Şarku’l Avsat’ın Independent Arabia’dan çevirdiği habere göre Yemen hükümeti, İran'ı, ‘Birleşmiş Milletler (BM) silah ambargosunu ihlal ederek Husileri İHA ve balistik füzeler gibi çeşitli silahlarla desteklemekle’ suçluyor. Buna karşın İran Devrim Muhafızları Ordusu (DMO) Genel Komutanı Hüseyin Selami, İran medyasına yaptığı açıklamada, Tahran'ın Husilerin kararlarını doğrudan kontrol ettiği iddialarını reddederek Husilerin kararlarını bağımsız bir şekilde aldıklarını vurguladı. Ancak Yemen hükümeti çevreleri İran'ın desteğinin Husilerin eylemlerinin ana kaynağı olduğunda ısrar ediyor.

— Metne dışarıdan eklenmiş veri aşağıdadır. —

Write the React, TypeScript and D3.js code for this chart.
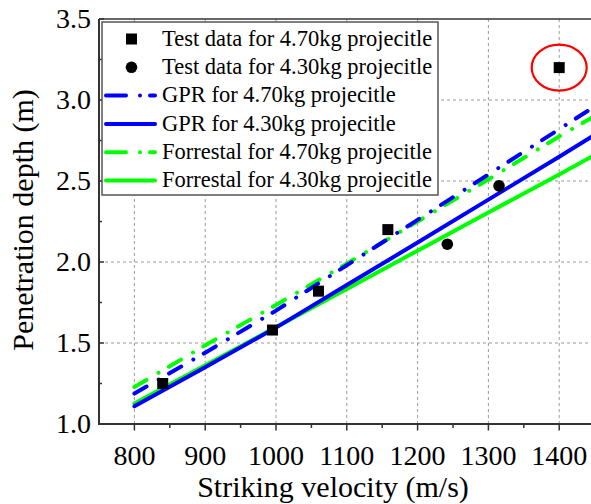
import React from "react";
import * as d3 from "d3";

// Model curves sampled at these striking velocities (m/s)
const velocity = [800, 900, 1000, 1100, 1200, 1300, 1400, 1450];
const gpr470 = [1.188, 1.44, 1.70, 1.98, 2.26, 2.54, 2.82, 2.96];
const gpr430 = [1.109, 1.35, 1.595, 1.858, 2.12, 2.385, 2.65, 2.785];
const forrestal470 = [1.228, 1.486, 1.735, 1.99, 2.25, 2.51, 2.775, 2.90];
const forrestal430 = [1.126, 1.362, 1.598, 1.834, 2.07, 2.306, 2.54, 2.66];

// Test data
const testVel470 = [840, 995, 1060, 1158, 1400];
const testDepth470 = [1.25, 1.58, 1.82, 2.2, 3.2];
const testVel430 = [1242, 1315];
const testDepth430 = [2.11, 2.47];

const xTicks = [800, 900, 1000, 1100, 1200, 1300, 1400];
const xMinorTicks = [850, 950, 1050, 1150, 1250, 1350];
const yTicks = [1.0, 1.5, 2.0, 2.5, 3.0, 3.5];
const yMinorTicks = [1.25, 1.75, 2.25, 2.75, 3.25];

const legendLabels = [
  "Test data for 4.70kg projecitle",
  "Test data for 4.30kg projecitle",
  "GPR for 4.70kg projecitle",
  "GPR for 4.30kg projecitle",
  "Forrestal for 4.70kg projecitle",
  "Forrestal for 4.30kg projecitle",
];

const W = 591;
const H = 504;
const FONT = "'Liberation Serif', 'Times New Roman', serif";
const BLUE = "#0000ff";
const GREEN = "#00ff00";
const DASHDOT = "14 14 0.01 12";

export default function App() {
  const x = d3.scaleLinear().domain([750, 1450]).range([99, 594.6]);
  const y = d3.scaleLinear().domain([1.0, 3.5]).range([424, 19]);
  const [x0, x1] = x.range();
  const [yb, yt] = y.range();

  const line = (ys: number[]) =>
    d3
      .line<number>()
      .x((_, i) => x(velocity[i]))
      .y((d) => y(d))(ys) as string;

  const series = [
    { ys: forrestal430, color: GREEN, dash: undefined },
    { ys: forrestal470, color: GREEN, dash: DASHDOT },
    { ys: gpr430, color: BLUE, dash: undefined },
    { ys: gpr470, color: BLUE, dash: DASHDOT },
  ];

  const legendX = 102;
  const legendY = 22;
  const legendW = 336;
  const legendH = 173;
  const rowY = (i: number) => 39 + i * 28.3;

  return (
    <svg
      width={W}
      height={H}
      style={{ position: "absolute", left: 0, top: 0, background: "#fff" }}
      fontFamily={FONT}
    >
      <defs>
        <clipPath id="plotClip">
          <rect x={x0} y={yt} width={x1 - x0} height={yb - yt} />
        </clipPath>
      </defs>
      <rect width={W} height={H} fill="#fff" />

      {/* grid */}
      {xTicks.map((t) => (
        <line key={"gx" + t} x1={x(t)} x2={x(t)} y1={yb} y2={yt}
          stroke="#9a9a9a" strokeWidth={1} strokeDasharray="3 3" />
      ))}
      {yTicks.slice(1, -1).map((t) => (
        <line key={"gy" + t} x1={x0} x2={x1} y1={y(t)} y2={y(t)}
          stroke="#9a9a9a" strokeWidth={1} strokeDasharray="3 3" />
      ))}

      {/* model curves */}
      <g clipPath="url(#plotClip)">
        {series.map((s, i) => (
          <path key={i} d={line(s.ys)} fill="none" stroke={s.color}
            strokeWidth={4} strokeDasharray={s.dash} strokeLinecap="round" />
        ))}
      </g>

      {/* test points */}
      {testVel470.map((v, i) => (
        <rect key={"s" + i} x={x(v) - 5.5} y={y(testDepth470[i]) - 5.5}
          width={11} height={11} fill="#000" />
      ))}
      {testVel430.map((v, i) => (
        <circle key={"c" + i} cx={x(v)} cy={y(testDepth430[i])} r={5.8} fill="#000" />
      ))}

      {/* highlighted outlier */}
      <ellipse cx={x(1400)} cy={y(3.2)} rx={27.5} ry={23} fill="none"
        stroke="#ff0000" strokeWidth={2.2} />

      {/* frame */}
      <line x1={x0} x2={x1} y1={yt} y2={yt} stroke="#333" strokeWidth={1.5} />
      <line x1={x0} x2={x0} y1={yt} y2={yb} stroke="#333" strokeWidth={2} />
      <line x1={x0 - 1} x2={x1} y1={yb} y2={yb} stroke="#333" strokeWidth={2} />

      {/* x ticks (outward) */}
      {xTicks.map((t) => (
        <line key={"xt" + t} x1={x(t)} x2={x(t)} y1={yb} y2={yb + 6.5} stroke="#333" strokeWidth={1.5} />
      ))}
      {xMinorTicks.map((t) => (
        <line key={"xm" + t} x1={x(t)} x2={x(t)} y1={yb} y2={yb + 4} stroke="#333" strokeWidth={1.5} />
      ))}
      {xTicks.map((t) => (
        <text key={"xl" + t} x={x(t)} y={yb + 41} fontSize={28} textAnchor="middle" fill="#000">
          {t}
        </text>
      ))}

      {/* y ticks (inward) */}
      {yTicks.map((t) => (
        <line key={"yt" + t} x1={x0} x2={x0 + 5} y1={y(t)} y2={y(t)} stroke="#333" strokeWidth={1.5} />
      ))}
      {yMinorTicks.map((t) => (
        <line key={"ym" + t} x1={x0} x2={x0 + 3} y1={y(t)} y2={y(t)} stroke="#333" strokeWidth={1.5} />
      ))}
      {yTicks.map((t) => (
        <text key={"yl" + t} x={91} y={y(t) + 9} fontSize={28} textAnchor="end" fill="#000">
          {t.toFixed(1)}
        </text>
      ))}

      {/* axis titles */}
      <text x={333} y={497} fontSize={30} textAnchor="middle" fill="#000">
        Striking velocity (m/s)
      </text>
      <text transform={`translate(33, 220) rotate(-90)`} fontSize={30}
        textAnchor="middle" fill="#000">
        Penetration depth (m)
      </text>

      {/* legend */}
      <rect x={legendX} y={legendY} width={legendW} height={legendH}
        fill="#fff" stroke="#555" strokeWidth={1.5} />
      <rect x={131.5 - 5.5} y={rowY(0) - 5.5} width={11} height={11} fill="#000" />
      <circle cx={131.5} cy={rowY(1)} r={5.8} fill="#000" />
      {[
        { color: BLUE, dash: DASHDOT },
        { color: BLUE, dash: undefined },
        { color: GREEN, dash: DASHDOT },
        { color: GREEN, dash: undefined },
      ].map((s, i) => (
        <line key={"ll" + i} x1={106} x2={155} y1={rowY(i + 2)} y2={rowY(i + 2)}
          stroke={s.color} strokeWidth={4} strokeLinecap="round"
          strokeDasharray={s.dash ? "20 14 0.01 10" : undefined} />
      ))}
      {legendLabels.map((l, i) => (
        <text key={"lt" + i} x={162} y={rowY(i) + 6.8} fontSize={22.5} fill="#000">
          {l}
        </text>
      ))}
    </svg>
  );
}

Yemen hükümeti, ABD'nin hava saldırıları sonucunda Husilerin kontrolündeki limanlarda meydana gelen ağır kayıpların ardından ‘Husiler Yemen'e yıkım getiriyor’ etiketiyle (hashtag) bir sosyal medya kampanyası başlattı. Kampanyanın amacının ‘Husilerin suçlarını ifşa etmek ve ülke kaynaklarına verdikleri zararın boyutlarını ortaya koymak, altyapı ile ekonomik ve sivil tesislerin tahrip edilmesinden ve bunların savaş amacıyla kullanılmasından onları tamamen sorumlu tutmak’ olduğu belirtildi.

Husiler cuma günü, ABD'nin Yemen'in batısındaki Hudeyde ilinde bir petrol ihracatı limanına gece boyunca düzenlediği saldırılarda ölenlerin sayısının 80'e yükseldiğini ve bu sayının Washington'ın bir ay önce başlattığı yoğun hava saldırılarının en ölümcülü olduğunu açıkladılar.

Bu arada saldırılar şiddetlenmeye devam ederken, ABD ile İran arasındaki müzakereler Umman’ın başkenti Maskat'ın ardından Roma'da tüm hızıyla devam ediyor. Basında yer alan haberlerde, İran’ın Dini Lideri Ali Hamaney’in Suudi Arabistan Savunma Bakanı Prens Halid bin Selman'la bölgedeki birçok karmaşık meseleyi görüşmek üzere bir araya gelmesinin ardından gerilimin azalacağına dair umutlar ifade edildi.